By the Associated Press
If the Cubs and Astros are examples of rebuilding done right, the Phillies are proof that it isn’t so easy.
The Phils have dropped 11 of 12 and are on pace to lose 110 games. There’s still time for the Phillies to show some progress in 2017, but after four straight years with at least 89 losses, this is shaping up to be another step back – and a reminder that young players don’t always develop as teams might hope.
The Phillies were swept at home by Arizona this weekend, with two of the three losses by one run.
“Obviously, the numbers speak for themselves,” manager Pete Mackanin said. “The thing is, we’ve played a lot of these teams tough. We played these guys, they have a heck of a good team. We played the Red Sox tough for four games. We played the Cubs tough. We played a lot of good teams tough – the Dodgers. We just fall short. There’s a little something missing and we just need to take it a step further.”
Long removed from the days when they ruled the NL East behind Ryan Howard, Chase Utley, Jimmy Rollins and a sparkling pitching staff, the Phillies now rely on several players born in the 1990s. Maikel Franco, Tommy Joseph and Odubel Herrera all showed potential in 2016, but they’ve struggled this season, with Herrera and Franco posting on-base percentages below .300.

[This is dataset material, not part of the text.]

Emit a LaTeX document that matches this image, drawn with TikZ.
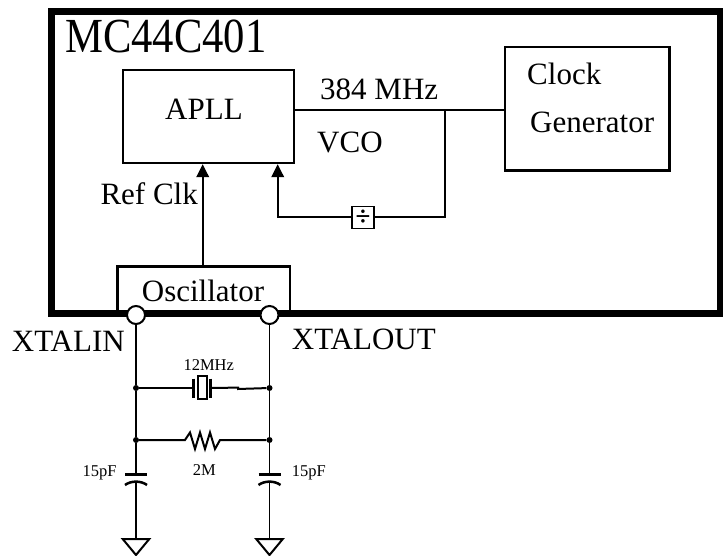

And that’s not even the biggest problem. Phillies starters are 12-30 with a 5.10 ERA, and the back of the bullpen has been in flux since the beginning of the season. Vince Velasquez, who looked so impressive at the beginning of last season, is 2-5 with a 5.58 ERA.
The malaise has extended to the minor leagues, where top prospect J.P. Crawford has hit .194 in 56 games for Triple-A Lehigh Valley.
The Phillies will have to hope their younger players are simply going through some temporary growing pains, but right now, the situation is grim.